━━ Recorded data ━━

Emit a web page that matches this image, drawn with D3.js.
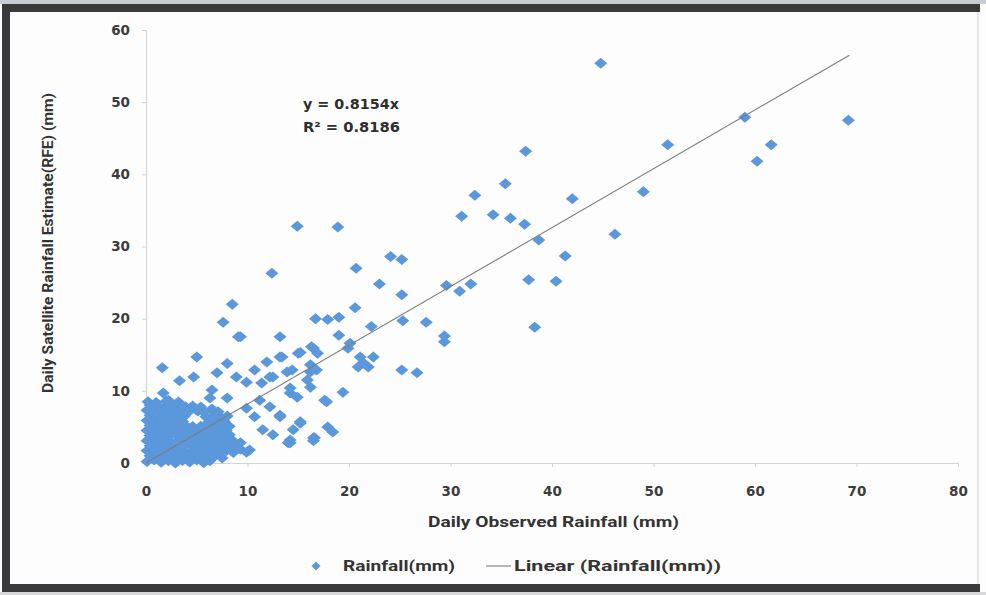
<!DOCTYPE html>
<html><head><meta charset="utf-8">
<script src="https://cdn.jsdelivr.net/npm/d3@7/dist/d3.min.js"></script>
<style>html,body{margin:0;padding:0;background:#fff;}svg{display:block;}</style>
</head><body>
<script>
// ---- data ----
const xTicks = [0,10,20,30,40,50,60,70,80];
const yTicks = [0,10,20,30,40,50,60];
const xTitle = "Daily Observed Rainfall (mm)";
const yTitle = "Daily Satellite Rainfall Estimate(RFE) (mm)";
const seriesName = "Rainfall(mm)";
const trendName = "Linear (Rainfall(mm))";
const slope = 0.8154;
const r2 = 0.8186;
const trendRange = [0, 69.3];

// observed (x) values
const obsX = [
 44.8,59.0,69.2,51.4,61.6,60.2,37.4,35.4,32.4,49.0,42.0,31.1,34.2,35.9,37.3,38.7,46.2,41.3,40.4,37.7,38.3,
 14.9,18.9,12.4,24.1,25.2,20.7,23.0,25.2,20.6,16.7,17.9,19.0,22.2,25.3,27.6,19.0,13.2,9.3,16.3,20.1,19.9,15.2,16.9,
 21.1,22.4,21.4,21.9,20.9,13.2,11.9,10.7,14.4,16.2,16.8,25.2,26.7,12.5,9.9,11.4,14.2,15.9,14.2,14.9,16.2,19.4,17.6,
 11.2,12.2,13.2,9.9,10.7,15.2,14.5,17.9,18.4,11.5,16.6,12.5,14.2,29.6,30.9,32.0,29.4,29.4,
 7.6,8.5,9.1,1.6,3.3,4.7,7.0,8.0,8.9,6.5,1.7,2.2,6.3,8.0,5.0,13.4,15.0,16.5,12.2,13.9,16.2,17.8,13.2,15.2,14.2,16.5,
 10.2,9.3,9.9,14.0,16.5,
 0.1,0.8,1.5,2.2,2.9,3.6,4.3,5.0,5.7,6.3,
 0.4,1.2,1.8,2.6,3.2,3.9,4.7,5.3,6.1,6.7,7.5,
 0.1,0.9,1.5,2.3,2.9,3.7,4.3,5.1,5.7,6.5,7.1,7.9,8.6,9.3,
 0.4,1.1,1.9,2.5,3.3,3.9,4.7,5.3,6.1,6.7,7.5,8.1,8.9,
 0.1,0.9,1.5,2.3,2.9,3.7,4.3,5.1,5.7,6.5,7.1,7.9,8.5,
 0.4,1.1,1.9,2.5,3.3,3.9,4.7,5.3,6.1,6.7,7.5,8.2,
 0.1,0.9,1.5,2.3,2.9,3.7,4.3,5.1,5.7,6.5,7.1,7.9,
 0.4,1.1,1.9,2.5,3.3,3.9,4.6,5.4,6.0,6.8,7.4,8.2,
 0.1,0.9,1.5,2.3,2.9,3.6,6.2,6.9,7.7,
 0.4,1.1,1.9,2.5,3.3,3.8,5.9,6.7,7.3,8.0,
 0.1,0.9,1.5,2.3,2.9,3.7,4.3,5.1,5.7,6.5,7.1,
 0.4,1.1,1.9,2.5,3.3,3.9,4.6,5.4,6.5,
 0.2,1.0,2.0,3.2
];
// satellite estimate (y) values
const rfeY = [
 55.4,47.9,47.5,44.1,44.1,41.8,43.2,38.7,37.1,37.6,36.6,34.2,34.4,33.9,33.1,30.9,31.7,28.7,25.2,25.4,18.8,
 32.8,32.7,26.3,28.6,28.2,27.0,24.8,23.3,21.5,20.0,19.9,20.2,18.9,19.7,19.5,17.7,17.5,17.5,16.1,16.6,15.9,15.3,15.2,
 14.7,14.7,13.9,13.3,13.3,14.7,14.0,12.9,12.9,13.6,12.9,12.9,12.5,11.9,11.2,11.1,10.4,11.5,9.7,9.1,10.5,9.8,8.7,
 8.7,7.8,6.6,7.6,6.4,5.5,4.6,5.0,4.3,4.6,3.5,3.9,2.8,24.6,23.8,24.8,17.6,16.8,
 19.5,22.0,17.5,13.2,11.4,11.9,12.5,13.8,11.9,10.1,9.7,8.7,9.0,9.0,14.7,14.7,15.2,15.9,11.9,12.6,12.6,8.5,6.4,5.7,3.2,3.5,
 1.8,2.8,1.5,2.8,3.1,
 0.2,0.4,0.1,0.3,0.0,0.35,0.15,0.4,0.05,0.3,
 1.0,0.8,1.1,0.7,1.0,0.85,1.1,0.75,1.0,0.9,0.7,
 1.7,1.5,1.8,1.5,1.6,1.8,1.4,1.65,1.5,1.8,1.55,1.7,1.45,1.9,
 2.4,2.2,2.5,2.3,2.15,2.45,2.3,2.2,2.5,2.25,2.4,2.2,2.45,
 3.1,2.9,3.2,3.0,2.85,3.15,3.0,2.9,3.2,2.95,3.1,2.9,3.15,
 3.8,3.6,3.75,3.9,3.6,3.8,3.65,3.85,3.6,3.8,3.7,3.9,
 4.5,4.3,4.55,4.35,4.5,4.3,4.45,4.6,4.35,4.5,4.3,4.5,
 5.2,5.0,5.15,5.25,5.0,5.2,5.05,5.1,5.25,5.0,5.2,5.1,
 5.9,5.7,5.85,5.75,5.95,5.8,5.7,5.9,5.8,
 6.6,6.4,6.55,6.45,6.6,6.5,6.4,6.6,6.45,6.5,
 7.3,7.1,7.25,7.15,7.3,7.1,7.25,7.2,7.05,7.3,7.1,
 8.0,7.8,7.95,7.85,8.0,7.8,7.9,7.75,7.5,
 8.5,8.4,8.6,8.45
];

// ---- layout ----
const W = 986, H = 595;
const svg = d3.select("body").append("svg").attr("width", W).attr("height", H);

// scanned frame
svg.append("rect").attr("x",0).attr("y",0).attr("width",W).attr("height",H).attr("fill","#fdfdfd");
svg.append("rect").attr("x",0).attr("y",0).attr("width",W).attr("height",4).attr("fill","#c9ccd2");
svg.append("rect").attr("x",2).attr("y",4).attr("width",W-8).attr("height",8).attr("fill","#3a3a3c");
svg.append("rect").attr("x",2).attr("y",4).attr("width",8).attr("height",588).attr("fill","#3a3a3c");
svg.append("rect").attr("x",2).attr("y",584).attr("width",W-8).attr("height",8).attr("fill","#3a3a3c");
svg.append("rect").attr("x",0).attr("y",592).attr("width",W).attr("height",3).attr("fill","#d8d8dc");
svg.append("rect").attr("x",977).attr("y",12).attr("width",2).attr("height",572).attr("fill","#e6e6e8");

const x = d3.scaleLinear().domain([0,80]).range([146,958]);
const y = d3.scaleLinear().domain([0,60]).range([463,30]);

const tickFont = "DejaVu Sans, Verdana, sans-serif";
const narrowFont = "Roboto, 'Liberation Sans', sans-serif";

// axes
const gx = svg.append("g").attr("transform",`translate(0,${y(0)})`)
  .call(d3.axisBottom(x).tickValues(xTicks).tickSize(4).tickPadding(19).tickFormat(d3.format("d")));
const gy = svg.append("g").attr("transform",`translate(${x(0)},0)`)
  .call(d3.axisLeft(y).tickValues(yTicks).tickSize(4).tickPadding(12).tickFormat(d3.format("d")));
[gx,gy].forEach(g=>{
  g.select(".domain").attr("stroke","#d4d4d4");
  g.selectAll(".tick line").attr("stroke","#d4d4d4");
  g.selectAll("text").attr("fill","#3c3c3c").attr("font-family",tickFont)
   .attr("font-weight","bold").attr("font-size",13.5);
});
gx.selectAll("text").attr("dy","0.71em");

// points
const pts = obsX.map((v,i)=>[v, rfeY[i]]);
const diamond = "M0,-5.5L6.5,0L0,5.5L-6.5,0Z";
svg.append("g").selectAll("path").data(pts).join("path")
  .attr("d",diamond)
  .attr("transform",d=>`translate(${x(d[0])},${y(d[1])})`)
  .attr("fill","#5b97db");

// trend line
svg.append("line")
  .attr("x1",x(trendRange[0])).attr("y1",y(slope*trendRange[0]))
  .attr("x2",x(trendRange[1])).attr("y2",y(slope*trendRange[1]))
  .attr("stroke","#7d7d7d").attr("stroke-width",1.1);

// text with a fixed drawn width (narrow Calibri-like look)
function label(parent, txt, attrs, width){
  const t = parent.append("text").text(txt);
  Object.entries(attrs).forEach(([k,v])=>t.attr(k,v));
  t.attr("textLength", width).attr("lengthAdjust","spacingAndGlyphs");
  return t;
}

// equation
const eq = svg.append("g").attr("font-family",tickFont).attr("font-weight","bold").attr("fill","#2e2e2e").attr("font-size",13.5);
label(eq, `y = ${slope}x`, {x:303, y:109}, 96);
label(eq, `R² = ${r2}`, {x:303, y:132}, 97);

// axis titles
const tAttrs = {"font-family":narrowFont, "font-weight":"bold", "font-size":15.5, "fill":"#333"};
label(svg, xTitle, Object.assign({x:428, y:527}, tAttrs), 251);
const yt = svg.append("g").attr("transform","translate(53,393) rotate(-90)");
label(yt, yTitle, Object.assign({x:0, y:0}, tAttrs), 300);

// legend
const lg = svg.append("g");
lg.append("path").attr("d","M0,-4.5L4.5,0L0,4.5L-4.5,0Z").attr("transform","translate(316,566)").attr("fill","#5b97db");
label(lg, seriesName, Object.assign({x:343, y:571}, tAttrs), 112);
lg.append("line").attr("x1",486).attr("x2",511).attr("y1",566).attr("y2",566).attr("stroke","#7d7d7d").attr("stroke-width",1.1);
label(lg, trendName, Object.assign({x:514, y:571}, tAttrs), 207);
</script>
</body></html>
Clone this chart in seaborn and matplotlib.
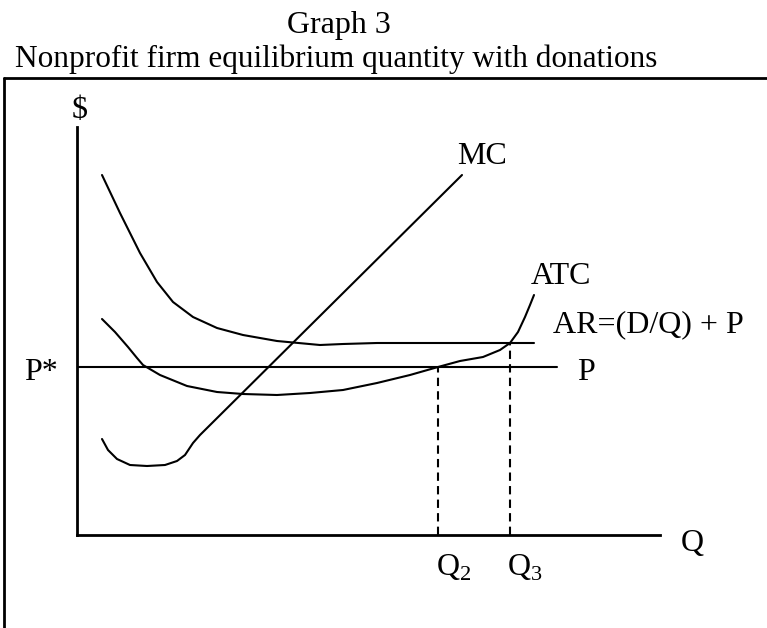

━━━

#### [Task brief]
Repeat only what lies between the start of the data and the end of the line containing "const trendRange = [0, 69.3];", exactly, with pictures left out.

#### [Expected answer]
Emit a web page that matches this image, drawn with D3.js.
<!DOCTYPE html>
<html><head><meta charset="utf-8">
<script src="https://cdn.jsdelivr.net/npm/d3@7/dist/d3.min.js"></script>
<style>html,body{margin:0;padding:0;background:#fff;}svg{display:block;}</style>
</head><body>
<script>
// ---- data ----
const xTicks = [0,10,20,30,40,50,60,70,80];
const yTicks = [0,10,20,30,40,50,60];
const xTitle = "Daily Observed Rainfall (mm)";
const yTitle = "Daily Satellite Rainfall Estimate(RFE) (mm)";
const seriesName = "Rainfall(mm)";
const trendName = "Linear (Rainfall(mm))";
const slope = 0.8154;
const r2 = 0.8186;
const trendRange = [0, 69.3];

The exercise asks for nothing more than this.